EXERCISE DESCRIPTION: List each line holding the string "that".

LISTED RECORDS:
# # # # # # #

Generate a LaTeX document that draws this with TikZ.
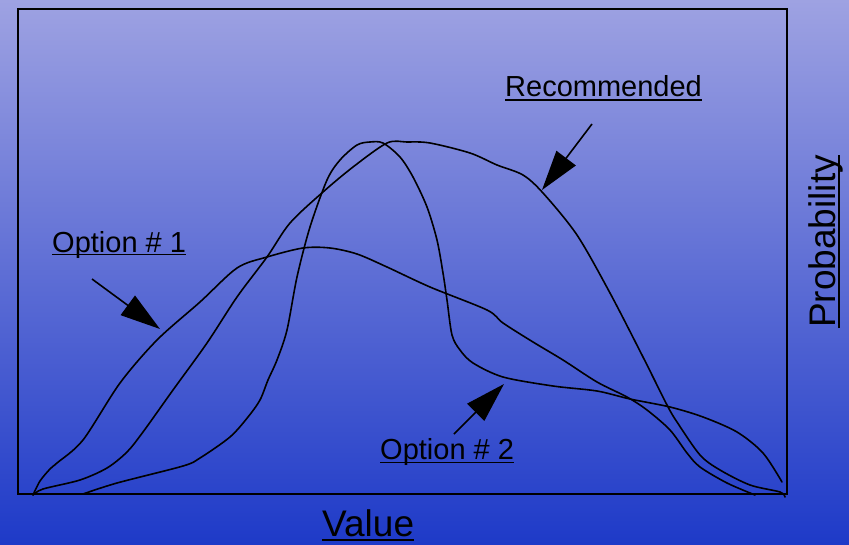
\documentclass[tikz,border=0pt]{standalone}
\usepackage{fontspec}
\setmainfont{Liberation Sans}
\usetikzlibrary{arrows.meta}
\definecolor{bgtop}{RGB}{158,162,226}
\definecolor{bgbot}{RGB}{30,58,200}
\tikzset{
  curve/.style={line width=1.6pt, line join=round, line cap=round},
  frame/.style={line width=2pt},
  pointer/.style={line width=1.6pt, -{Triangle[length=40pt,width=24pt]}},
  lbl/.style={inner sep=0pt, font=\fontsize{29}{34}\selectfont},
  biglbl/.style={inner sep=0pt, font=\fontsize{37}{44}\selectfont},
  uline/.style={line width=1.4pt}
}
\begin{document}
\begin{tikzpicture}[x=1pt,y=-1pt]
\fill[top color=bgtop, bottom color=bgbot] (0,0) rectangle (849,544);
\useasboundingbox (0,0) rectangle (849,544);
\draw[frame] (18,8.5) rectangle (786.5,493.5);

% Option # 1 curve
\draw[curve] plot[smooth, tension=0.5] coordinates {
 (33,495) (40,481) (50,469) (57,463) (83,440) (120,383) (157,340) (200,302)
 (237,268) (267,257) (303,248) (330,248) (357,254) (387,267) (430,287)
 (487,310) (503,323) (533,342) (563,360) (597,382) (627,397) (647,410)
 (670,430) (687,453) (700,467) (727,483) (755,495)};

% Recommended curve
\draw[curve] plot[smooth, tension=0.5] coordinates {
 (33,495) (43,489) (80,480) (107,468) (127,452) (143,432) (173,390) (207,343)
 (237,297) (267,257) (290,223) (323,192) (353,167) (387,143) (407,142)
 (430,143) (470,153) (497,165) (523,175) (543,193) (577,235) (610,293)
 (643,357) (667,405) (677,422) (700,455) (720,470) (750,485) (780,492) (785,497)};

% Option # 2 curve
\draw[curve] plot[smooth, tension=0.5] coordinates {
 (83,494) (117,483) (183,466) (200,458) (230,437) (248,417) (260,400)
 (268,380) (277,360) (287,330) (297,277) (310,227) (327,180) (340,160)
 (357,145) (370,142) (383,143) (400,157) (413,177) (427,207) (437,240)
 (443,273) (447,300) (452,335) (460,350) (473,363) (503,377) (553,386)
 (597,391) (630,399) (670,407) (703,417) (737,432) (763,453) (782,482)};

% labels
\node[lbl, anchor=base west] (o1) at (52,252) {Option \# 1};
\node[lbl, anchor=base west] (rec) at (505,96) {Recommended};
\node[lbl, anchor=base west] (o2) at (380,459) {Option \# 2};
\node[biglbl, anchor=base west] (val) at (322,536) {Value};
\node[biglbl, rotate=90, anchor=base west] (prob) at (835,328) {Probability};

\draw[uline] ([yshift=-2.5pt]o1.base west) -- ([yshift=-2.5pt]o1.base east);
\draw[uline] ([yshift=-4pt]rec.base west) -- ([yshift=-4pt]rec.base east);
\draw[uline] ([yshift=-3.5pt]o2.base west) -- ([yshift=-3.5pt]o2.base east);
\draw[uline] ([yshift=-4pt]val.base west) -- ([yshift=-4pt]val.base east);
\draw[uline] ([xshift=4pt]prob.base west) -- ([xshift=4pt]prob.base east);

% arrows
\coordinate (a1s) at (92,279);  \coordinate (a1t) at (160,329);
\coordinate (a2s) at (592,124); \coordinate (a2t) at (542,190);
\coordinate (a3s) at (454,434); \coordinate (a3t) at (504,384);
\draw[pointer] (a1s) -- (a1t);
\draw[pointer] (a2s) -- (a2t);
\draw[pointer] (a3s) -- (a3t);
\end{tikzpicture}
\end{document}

# # # # # # #

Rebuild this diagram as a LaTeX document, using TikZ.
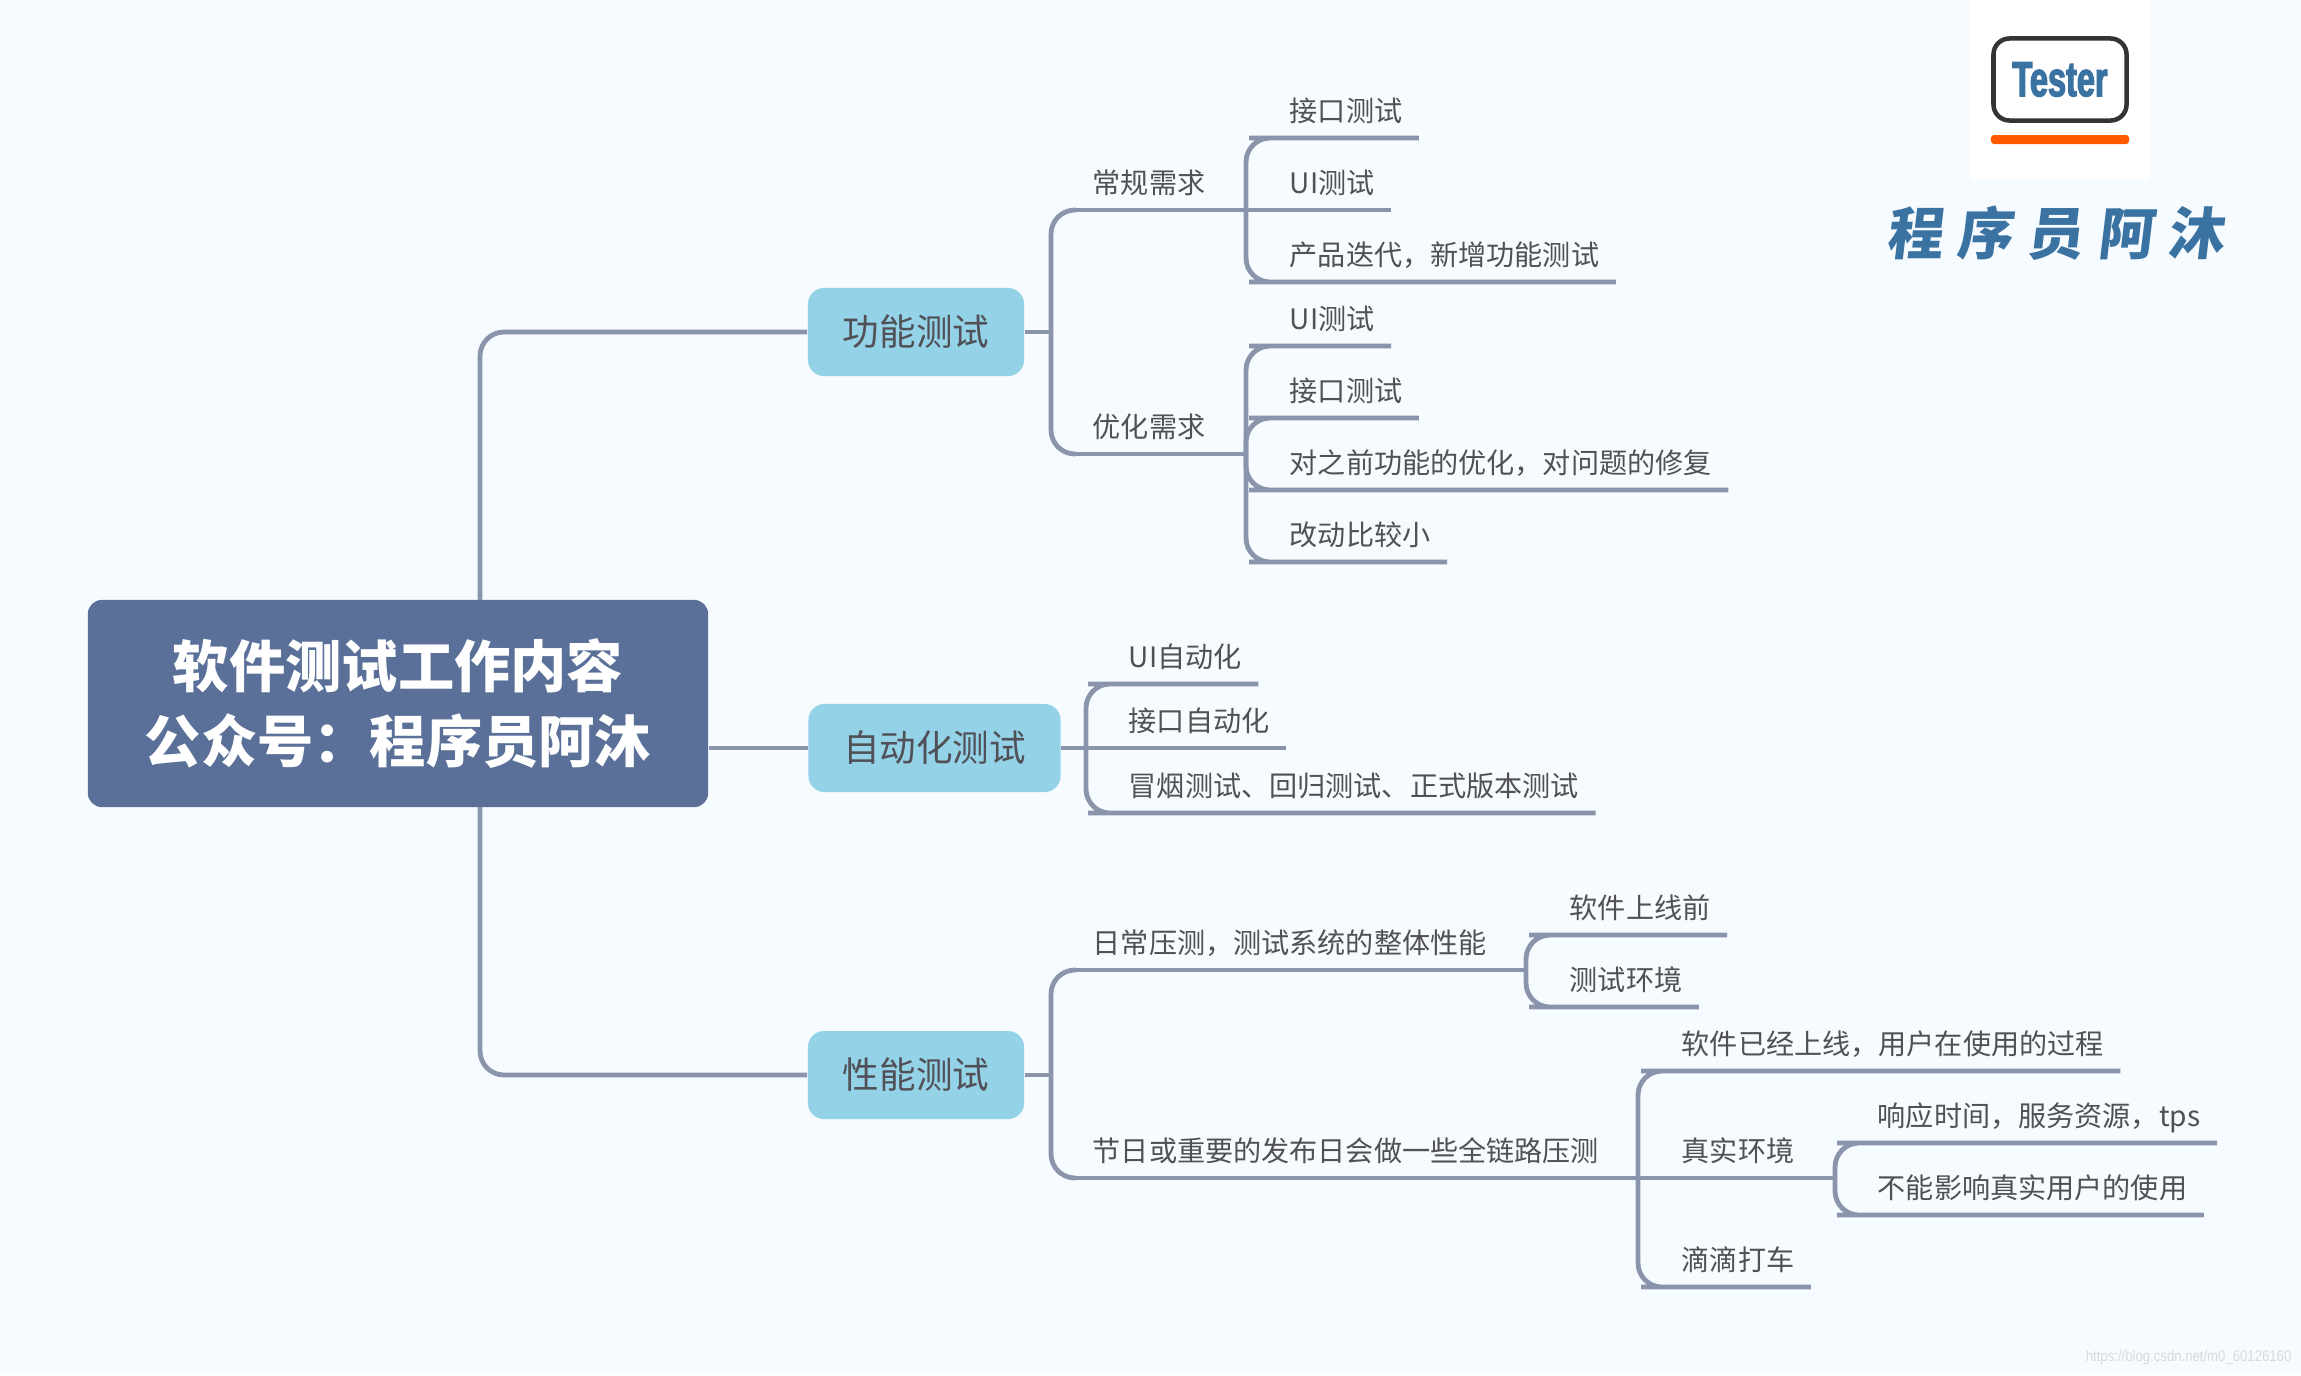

# # # # # # #

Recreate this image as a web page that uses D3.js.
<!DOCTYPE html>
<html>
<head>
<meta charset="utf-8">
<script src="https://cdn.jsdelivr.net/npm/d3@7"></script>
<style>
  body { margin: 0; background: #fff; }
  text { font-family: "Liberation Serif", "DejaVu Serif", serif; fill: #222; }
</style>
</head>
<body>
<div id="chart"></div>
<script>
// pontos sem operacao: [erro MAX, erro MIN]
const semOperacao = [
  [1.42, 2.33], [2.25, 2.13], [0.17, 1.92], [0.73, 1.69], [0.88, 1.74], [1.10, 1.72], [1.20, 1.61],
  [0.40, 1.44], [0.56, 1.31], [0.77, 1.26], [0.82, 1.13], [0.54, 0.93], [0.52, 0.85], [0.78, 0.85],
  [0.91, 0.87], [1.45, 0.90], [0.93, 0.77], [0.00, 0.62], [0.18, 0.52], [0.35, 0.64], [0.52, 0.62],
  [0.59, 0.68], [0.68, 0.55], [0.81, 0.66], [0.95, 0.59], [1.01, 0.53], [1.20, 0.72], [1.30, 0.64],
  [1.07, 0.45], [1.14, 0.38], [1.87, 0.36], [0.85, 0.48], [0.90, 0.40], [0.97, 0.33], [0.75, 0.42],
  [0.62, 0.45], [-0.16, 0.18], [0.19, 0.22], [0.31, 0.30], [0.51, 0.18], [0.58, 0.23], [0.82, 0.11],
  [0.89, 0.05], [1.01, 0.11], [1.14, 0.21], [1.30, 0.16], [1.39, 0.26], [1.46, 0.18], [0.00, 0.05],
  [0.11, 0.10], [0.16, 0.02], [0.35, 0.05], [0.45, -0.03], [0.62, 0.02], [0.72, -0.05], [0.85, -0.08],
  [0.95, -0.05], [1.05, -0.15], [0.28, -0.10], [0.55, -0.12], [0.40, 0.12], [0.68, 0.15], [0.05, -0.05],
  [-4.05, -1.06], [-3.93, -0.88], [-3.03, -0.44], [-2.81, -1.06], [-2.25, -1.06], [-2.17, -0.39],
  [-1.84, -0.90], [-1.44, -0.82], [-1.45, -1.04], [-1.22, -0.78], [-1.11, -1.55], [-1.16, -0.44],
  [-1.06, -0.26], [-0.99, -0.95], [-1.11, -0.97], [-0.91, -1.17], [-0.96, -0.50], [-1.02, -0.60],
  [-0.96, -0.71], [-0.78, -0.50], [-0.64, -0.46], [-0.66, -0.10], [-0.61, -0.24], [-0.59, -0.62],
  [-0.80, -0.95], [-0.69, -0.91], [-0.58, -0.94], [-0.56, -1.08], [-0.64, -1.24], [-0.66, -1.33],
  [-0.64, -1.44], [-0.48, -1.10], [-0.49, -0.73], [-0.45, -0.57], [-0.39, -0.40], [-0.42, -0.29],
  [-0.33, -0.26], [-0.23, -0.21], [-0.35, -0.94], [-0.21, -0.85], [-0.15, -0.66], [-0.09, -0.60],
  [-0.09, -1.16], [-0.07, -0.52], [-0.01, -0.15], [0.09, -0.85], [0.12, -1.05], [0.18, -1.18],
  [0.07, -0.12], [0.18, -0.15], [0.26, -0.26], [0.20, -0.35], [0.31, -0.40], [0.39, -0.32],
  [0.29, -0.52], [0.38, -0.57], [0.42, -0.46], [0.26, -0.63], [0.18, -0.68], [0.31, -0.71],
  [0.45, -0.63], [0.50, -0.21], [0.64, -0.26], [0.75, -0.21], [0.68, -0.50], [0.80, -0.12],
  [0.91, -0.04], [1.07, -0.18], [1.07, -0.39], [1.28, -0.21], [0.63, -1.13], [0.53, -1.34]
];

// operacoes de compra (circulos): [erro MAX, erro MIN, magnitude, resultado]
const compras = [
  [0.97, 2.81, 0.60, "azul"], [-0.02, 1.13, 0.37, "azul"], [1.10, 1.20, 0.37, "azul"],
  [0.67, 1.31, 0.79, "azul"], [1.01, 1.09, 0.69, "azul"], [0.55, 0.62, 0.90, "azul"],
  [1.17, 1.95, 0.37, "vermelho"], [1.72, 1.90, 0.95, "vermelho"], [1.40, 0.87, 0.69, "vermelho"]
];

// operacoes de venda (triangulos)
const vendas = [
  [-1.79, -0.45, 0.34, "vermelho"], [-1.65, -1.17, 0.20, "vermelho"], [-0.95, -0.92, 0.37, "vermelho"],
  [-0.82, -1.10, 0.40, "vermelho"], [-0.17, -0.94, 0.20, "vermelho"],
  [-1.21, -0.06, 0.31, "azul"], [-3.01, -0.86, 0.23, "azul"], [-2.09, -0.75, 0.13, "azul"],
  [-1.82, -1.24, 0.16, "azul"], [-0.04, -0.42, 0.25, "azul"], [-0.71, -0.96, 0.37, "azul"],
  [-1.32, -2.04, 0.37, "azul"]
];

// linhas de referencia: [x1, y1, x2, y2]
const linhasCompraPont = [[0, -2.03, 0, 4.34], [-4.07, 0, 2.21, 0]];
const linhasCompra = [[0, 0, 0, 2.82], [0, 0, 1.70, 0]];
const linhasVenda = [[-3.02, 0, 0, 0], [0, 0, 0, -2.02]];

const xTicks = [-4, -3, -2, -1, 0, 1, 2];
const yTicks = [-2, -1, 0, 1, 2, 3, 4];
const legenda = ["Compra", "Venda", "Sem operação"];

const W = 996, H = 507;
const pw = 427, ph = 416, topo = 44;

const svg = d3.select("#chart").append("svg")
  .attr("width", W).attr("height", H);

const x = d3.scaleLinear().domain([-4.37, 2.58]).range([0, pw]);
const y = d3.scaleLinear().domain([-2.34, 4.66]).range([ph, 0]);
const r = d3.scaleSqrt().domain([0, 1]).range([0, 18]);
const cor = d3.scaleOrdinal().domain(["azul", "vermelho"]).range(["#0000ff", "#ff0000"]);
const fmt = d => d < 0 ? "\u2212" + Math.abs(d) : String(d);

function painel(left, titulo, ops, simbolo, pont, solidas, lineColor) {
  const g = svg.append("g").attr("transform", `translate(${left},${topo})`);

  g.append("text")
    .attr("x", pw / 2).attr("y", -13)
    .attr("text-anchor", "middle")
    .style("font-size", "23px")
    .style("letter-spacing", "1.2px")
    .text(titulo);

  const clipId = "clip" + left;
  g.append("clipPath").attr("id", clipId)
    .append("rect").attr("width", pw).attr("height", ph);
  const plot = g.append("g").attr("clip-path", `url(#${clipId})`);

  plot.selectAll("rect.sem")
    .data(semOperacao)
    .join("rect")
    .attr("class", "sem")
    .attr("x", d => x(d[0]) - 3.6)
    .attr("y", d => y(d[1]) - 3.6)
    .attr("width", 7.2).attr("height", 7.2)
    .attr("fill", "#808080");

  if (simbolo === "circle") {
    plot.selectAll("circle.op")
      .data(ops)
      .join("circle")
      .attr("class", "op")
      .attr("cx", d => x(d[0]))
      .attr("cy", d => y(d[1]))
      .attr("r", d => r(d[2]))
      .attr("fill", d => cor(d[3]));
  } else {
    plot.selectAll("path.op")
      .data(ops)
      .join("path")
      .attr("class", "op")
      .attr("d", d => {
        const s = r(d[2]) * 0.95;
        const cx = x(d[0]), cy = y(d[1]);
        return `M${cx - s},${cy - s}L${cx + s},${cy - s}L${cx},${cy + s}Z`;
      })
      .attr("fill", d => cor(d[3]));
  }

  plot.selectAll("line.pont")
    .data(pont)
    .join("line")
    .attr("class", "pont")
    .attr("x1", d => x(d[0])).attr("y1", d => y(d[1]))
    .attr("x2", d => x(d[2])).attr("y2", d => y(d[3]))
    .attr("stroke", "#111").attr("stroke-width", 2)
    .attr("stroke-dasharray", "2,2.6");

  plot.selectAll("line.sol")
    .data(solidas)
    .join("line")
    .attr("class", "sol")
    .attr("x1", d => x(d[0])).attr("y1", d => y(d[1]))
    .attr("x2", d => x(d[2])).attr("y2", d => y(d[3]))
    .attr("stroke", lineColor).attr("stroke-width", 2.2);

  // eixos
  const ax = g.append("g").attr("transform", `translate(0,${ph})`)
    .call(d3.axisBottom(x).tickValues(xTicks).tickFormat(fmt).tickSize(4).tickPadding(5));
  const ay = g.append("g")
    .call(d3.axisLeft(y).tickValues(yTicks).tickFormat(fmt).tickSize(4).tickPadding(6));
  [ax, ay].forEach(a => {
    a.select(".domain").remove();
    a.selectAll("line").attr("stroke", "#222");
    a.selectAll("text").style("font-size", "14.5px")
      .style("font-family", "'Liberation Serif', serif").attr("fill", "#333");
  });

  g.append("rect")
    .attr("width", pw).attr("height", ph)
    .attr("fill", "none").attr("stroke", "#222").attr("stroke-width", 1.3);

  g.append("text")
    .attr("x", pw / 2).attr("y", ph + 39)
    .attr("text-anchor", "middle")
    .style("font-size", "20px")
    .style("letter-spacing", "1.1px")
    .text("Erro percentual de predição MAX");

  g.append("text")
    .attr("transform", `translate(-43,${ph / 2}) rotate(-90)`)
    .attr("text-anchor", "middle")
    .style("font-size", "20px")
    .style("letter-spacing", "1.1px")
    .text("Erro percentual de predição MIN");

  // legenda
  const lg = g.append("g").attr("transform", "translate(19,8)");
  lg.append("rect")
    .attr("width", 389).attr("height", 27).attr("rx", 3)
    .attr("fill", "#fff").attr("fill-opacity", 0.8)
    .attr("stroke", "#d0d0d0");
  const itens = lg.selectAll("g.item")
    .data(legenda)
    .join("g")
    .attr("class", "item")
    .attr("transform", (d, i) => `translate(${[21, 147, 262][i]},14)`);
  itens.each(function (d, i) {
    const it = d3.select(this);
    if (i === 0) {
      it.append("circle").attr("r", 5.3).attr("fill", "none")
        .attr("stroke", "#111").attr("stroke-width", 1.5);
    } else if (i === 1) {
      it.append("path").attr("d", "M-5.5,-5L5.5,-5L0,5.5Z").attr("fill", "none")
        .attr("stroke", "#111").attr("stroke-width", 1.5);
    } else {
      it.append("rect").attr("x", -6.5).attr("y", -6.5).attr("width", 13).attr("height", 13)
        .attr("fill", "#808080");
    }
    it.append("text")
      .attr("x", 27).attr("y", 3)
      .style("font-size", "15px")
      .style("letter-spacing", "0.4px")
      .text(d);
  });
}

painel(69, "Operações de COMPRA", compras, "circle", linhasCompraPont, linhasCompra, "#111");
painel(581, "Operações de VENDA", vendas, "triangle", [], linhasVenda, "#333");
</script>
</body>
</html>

# # # # # # #

THE REPLY:
Generate a LaTeX document that draws this with TikZ.
Recreate this image as a web page that uses D3.js.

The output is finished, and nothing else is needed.